Actually my title for this post reflects abandonment of that great ship of research HMS Statistic otherwise known as SPSS. After spending considerable time trying to get anything sensible out of the software using cluster analysis I finally realised that the solution to my question doesn't come from analysis of values but from comparison. The reason is that all my data gathered from the various questionnaires are in the form of categorical data (or have been converted) so does not yield meaningful values.

I spent quite a lot of time casting around for other methods of comparing data values. For a while I was drawn towards the principles behind DNA and protein analysis. These are represented as strings of letters representing the different components (sorry exact description evades me). The software compares the strings, which can be lengthy, to arrive at matches between values. Needless to say the software that does the analysis is hugely complex and expensive, however, I did find a simple version that had been written for Excel. Sadly it was long out of circulation and the author (with the activation code) could not be traced. Actually this was a bit of a blind alley as the spreadsheet compared protein strings with published ones - not helpful for me but I was impressed with the basic principles.

What this highlighted for me is that what I want to know is whether sub-groups exist within the cohort of students.
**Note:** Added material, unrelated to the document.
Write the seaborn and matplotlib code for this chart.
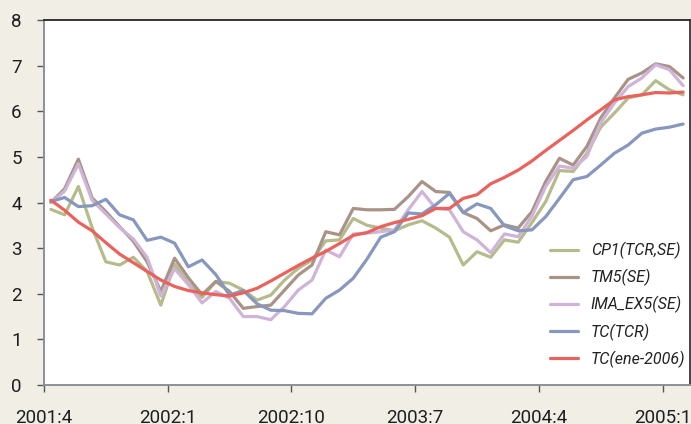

The sub-group need not share exactly the same characteristics but should be close enough to be distinct from other groups. Taking the principles of DNA analysis I then looked for solutions which compared letters as if these were words and found a simple Excel add-in that looks through words to spot typos. It is based on fuzzy logic and the approach is used in Internet search engines to find similar spellings.

The add-in, called Fuzzy Duplicate Finder, cost £20 (so not expensive) and will look through a list of words and group them into similar clusters. It can be set to identify groups where there are from one up to six letters different. I have now got the spreadsheet set up to sort students and their responses with the categorical values converted to letters and strung together into single 'words'. Using the add-in the spreadsheet will then create 7 sets of clusters for identical words, words with one letter different, two different and so on up to 6 letters different.

There is a caution in using this approach as the sequence in which the data is searched can influence the cluster. I need to do more work on this but as the students are listed in random order this should be a useful starting point. To start with I am looking at responses to related questions eg respones to questions about social life, domestic circumstances etc. Once the clusters are created it will be a case of looking at the individual students to find any shared features. To help with this I have also spent time setting up a spreadsheet to analyse pairs of response. These are collected and shown as values in a bubble chart. The advantage of bubble charts is that the size of the bubble indicates the scale of the values so is very visual.

The final piece of progress to report is that I circulated the last of the end of module questionnaires last week. This will bring to three the sets of data included in the longitudinal study and for this one I have included specific questions about time out for holidays and for preparing for exams (which come up in a couple of weeks). I have sent the questionnaire to 34 students and so far 25 have replied. If I can get 5 more to respond I will be happy!

As you can see the last month has not been without progress but I am at a point where I am starting to think about presenting the findings in 45,000 words. I suspect that I may already have more than I need so I hope to meet up with my supervisor in the next couple of weeks to discuss this.

All being well I aim to post the next entry sooner rather than later!